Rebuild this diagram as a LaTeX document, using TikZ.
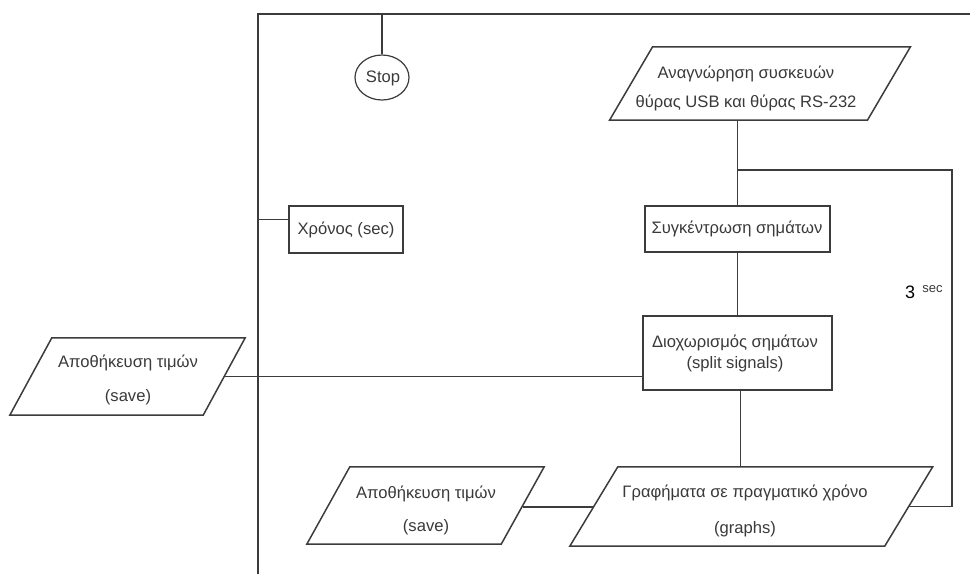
\documentclass[tikz,border=0pt]{standalone}
\usepackage{fontspec}
\setmainfont{Liberation Sans}
\usetikzlibrary{shapes.geometric,calc}
\definecolor{ln}{HTML}{3C3C3C}
\definecolor{tx}{HTML}{3A3A3A}
\newcommand{\drawpara}[2]{%
  \draw[conn] ($(#1.north west)+(#2,0)$) -- ($(#1.north east)+(#2,0)$) -- ($(#1.south east)+(-#2,0)$) -- ($(#1.south west)+(-#2,0)$) -- cycle;}
\begin{document}
\begin{tikzpicture}[x=1pt,y=-1pt]
\tikzset{
 box/.style={draw=ln, rectangle, inner sep=0pt, line width=1.5pt},
 paraframe/.style={rectangle, inner sep=0pt},
 txt/.style={text=tx, font=\fontsize{16.6}{29}\selectfont, align=center, inner sep=0pt},
 conn/.style={draw=ln, line width=1.5pt},
}
\fill[white] (0,0) rectangle (970,574);
\useasboundingbox (0,0) rectangle (970,574);
% frame
\coordinate (bl) at (258,574);
\coordinate (tr) at (970,14);
\draw[conn] (bl) |- (tr);
% stop
\node[box, ellipse, line width=1.2pt, minimum width=54pt, minimum height=45pt] (stop) at (382,77.5) {};
\node[txt] (stopT) at (383,78) {Stop};
\draw[conn] (stop.north) -- (stop.north |- tr);
% time
\node[box, minimum width=114pt, minimum height=47pt] (time) at (346,229.5) {};
\node[txt] (timeT) at (346,229.5) {Χρόνος (sec)};
\draw[conn] ([yshift=10pt]time.west) -- ([yshift=10pt]time.west -| bl);
% read
\node[paraframe, minimum width=257.5pt, minimum height=73pt] (read) at (760,83.5) {};
\drawpara{read}{21.5}
\node[txt] (readT) at (746,88.5) {Αναγνώρηση συσκευών\\θύρας USB και θύρας RS-232};
% sync
\node[box, minimum width=185pt, minimum height=46pt] (sync) at (737.5,229) {};
\node[txt] (syncT) at (737,228.5) {Συγκέντρωση σημάτων};
% split
\node[box, minimum width=189pt, minimum height=74pt] (split) at (737.5,353) {};
\node[txt, font=\fontsize{16.6}{21}\selectfont] (splitT) at (735,353.5) {Διοχωρισμός σημάτων\\(split signals)};
% graph
\node[paraframe, minimum width=314.5pt, minimum height=79pt] (graph) at (751.25,506.5) {};
\drawpara{graph}{24}
\node[txt, font=\fontsize{16.6}{36}\selectfont] (graphT) at (745,511) {Γραφήματα σε πραγματικό χρόνο\\(graphs)};
% saves
\node[paraframe, minimum width=193pt, minimum height=77pt] (save1) at (127.5,376.5) {};
\drawpara{save1}{21}
\node[txt, font=\fontsize{16.6}{34}\selectfont] (save1T) at (128,380) {Αποθήκευση τιμών\\(save)};
\node[paraframe, minimum width=194pt, minimum height=77pt] (save2) at (425.5,505.5) {};
\drawpara{save2}{21.5}
\node[txt, font=\fontsize{16.6}{33}\selectfont] (save2T) at (426,510.5) {Αποθήκευση τιμών\\(save)};
% connectors
\coordinate (j) at (sync.north |- 0,170);
\coordinate (loopX) at (952,0);
\draw[conn] (sync.north) -- (sync.north |- read.south);
\draw[conn] (j) -| (loopX |- graph.east) -- (graph.east);
\draw[conn] (sync.south) -- (split.north);
\draw[conn] ([xshift=3pt]split.south) -- ([xshift=3pt]split.south |- graph.north);
\draw[conn] (save1.east) -- (save1.east -| split.west);
\draw[conn] ([yshift=-1.5pt]save2.east) -- ([yshift=-1.5pt]save2.east -| graph.west);
% 3 sec
\node[inner sep=0pt, font=\fontsize{18}{20}\selectfont] (three) at (910,292) {3};
\node[inner sep=0pt, text=tx, font=\fontsize{13}{14}\selectfont] (sec) at (932.5,289) {sec};
\end{tikzpicture}
\end{document}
──────────
→ **WRITTEN EXERCISE**
Working from the material above, transcribe it exactly while omitting pictures.

→ **SOLUTION FOR THIS EXERCISE**
Rebuild this diagram as a LaTeX document, using TikZ.
\documentclass[tikz,border=0pt]{standalone}
\usepackage{fontspec}
\setmainfont{Liberation Sans}
\usetikzlibrary{shapes.geometric,calc}
\definecolor{ln}{HTML}{3C3C3C}
\definecolor{tx}{HTML}{3A3A3A}
\newcommand{\drawpara}[2]{%
  \draw[conn] ($(#1.north west)+(#2,0)$) -- ($(#1.north east)+(#2,0)$) -- ($(#1.south east)+(-#2,0)$) -- ($(#1.south west)+(-#2,0)$) -- cycle;}
\begin{document}
\begin{tikzpicture}[x=1pt,y=-1pt]
\tikzset{
 box/.style={draw=ln, rectangle, inner sep=0pt, line width=1.5pt},
 paraframe/.style={rectangle, inner sep=0pt},
 txt/.style={text=tx, font=\fontsize{16.6}{29}\selectfont, align=center, inner sep=0pt},
 conn/.style={draw=ln, line width=1.5pt},
}
\fill[white] (0,0) rectangle (970,574);
\useasboundingbox (0,0) rectangle (970,574);
% frame
\coordinate (bl) at (258,574);
\coordinate (tr) at (970,14);
\draw[conn] (bl) |- (tr);
% stop
\node[box, ellipse, line width=1.2pt, minimum width=54pt, minimum height=45pt] (stop) at (382,77.5) {};
\node[txt] (stopT) at (383,78) {Stop};
\draw[conn] (stop.north) -- (stop.north |- tr);
% time
\node[box, minimum width=114pt, minimum height=47pt] (time) at (346,229.5) {};
\node[txt] (timeT) at (346,229.5) {Χρόνος (sec)};
\draw[conn] ([yshift=10pt]time.west) -- ([yshift=10pt]time.west -| bl);
% read
\node[paraframe, minimum width=257.5pt, minimum height=73pt] (read) at (760,83.5) {};
\drawpara{read}{21.5}
\node[txt] (readT) at (746,88.5) {Αναγνώρηση συσκευών\\θύρας USB και θύρας RS-232};
% sync
\node[box, minimum width=185pt, minimum height=46pt] (sync) at (737.5,229) {};
\node[txt] (syncT) at (737,228.5) {Συγκέντρωση σημάτων};
% split
\node[box, minimum width=189pt, minimum height=74pt] (split) at (737.5,353) {};
\node[txt, font=\fontsize{16.6}{21}\selectfont] (splitT) at (735,353.5) {Διοχωρισμός σημάτων\\(split signals)};
% graph
\node[paraframe, minimum width=314.5pt, minimum height=79pt] (graph) at (751.25,506.5) {};
\drawpara{graph}{24}
\node[txt, font=\fontsize{16.6}{36}\selectfont] (graphT) at (745,511) {Γραφήματα σε πραγματικό χρόνο\\(graphs)};
% saves
\node[paraframe, minimum width=193pt, minimum height=77pt] (save1) at (127.5,376.5) {};
\drawpara{save1}{21}
\node[txt, font=\fontsize{16.6}{34}\selectfont] (save1T) at (128,380) {Αποθήκευση τιμών\\(save)};
\node[paraframe, minimum width=194pt, minimum height=77pt] (save2) at (425.5,505.5) {};
\drawpara{save2}{21.5}
\node[txt, font=\fontsize{16.6}{33}\selectfont] (save2T) at (426,510.5) {Αποθήκευση τιμών\\(save)};
% connectors
\coordinate (j) at (sync.north |- 0,170);
\coordinate (loopX) at (952,0);
\draw[conn] (sync.north) -- (sync.north |- read.south);
\draw[conn] (j) -| (loopX |- graph.east) -- (graph.east);
\draw[conn] (sync.south) -- (split.north);
\draw[conn] ([xshift=3pt]split.south) -- ([xshift=3pt]split.south |- graph.north);
\draw[conn] (save1.east) -- (save1.east -| split.west);
\draw[conn] ([yshift=-1.5pt]save2.east) -- ([yshift=-1.5pt]save2.east -| graph.west);
% 3 sec
\node[inner sep=0pt, font=\fontsize{18}{20}\selectfont] (three) at (910,292) {3};
\node[inner sep=0pt, text=tx, font=\fontsize{13}{14}\selectfont] (sec) at (932.5,289) {sec};
\end{tikzpicture}
\end{document}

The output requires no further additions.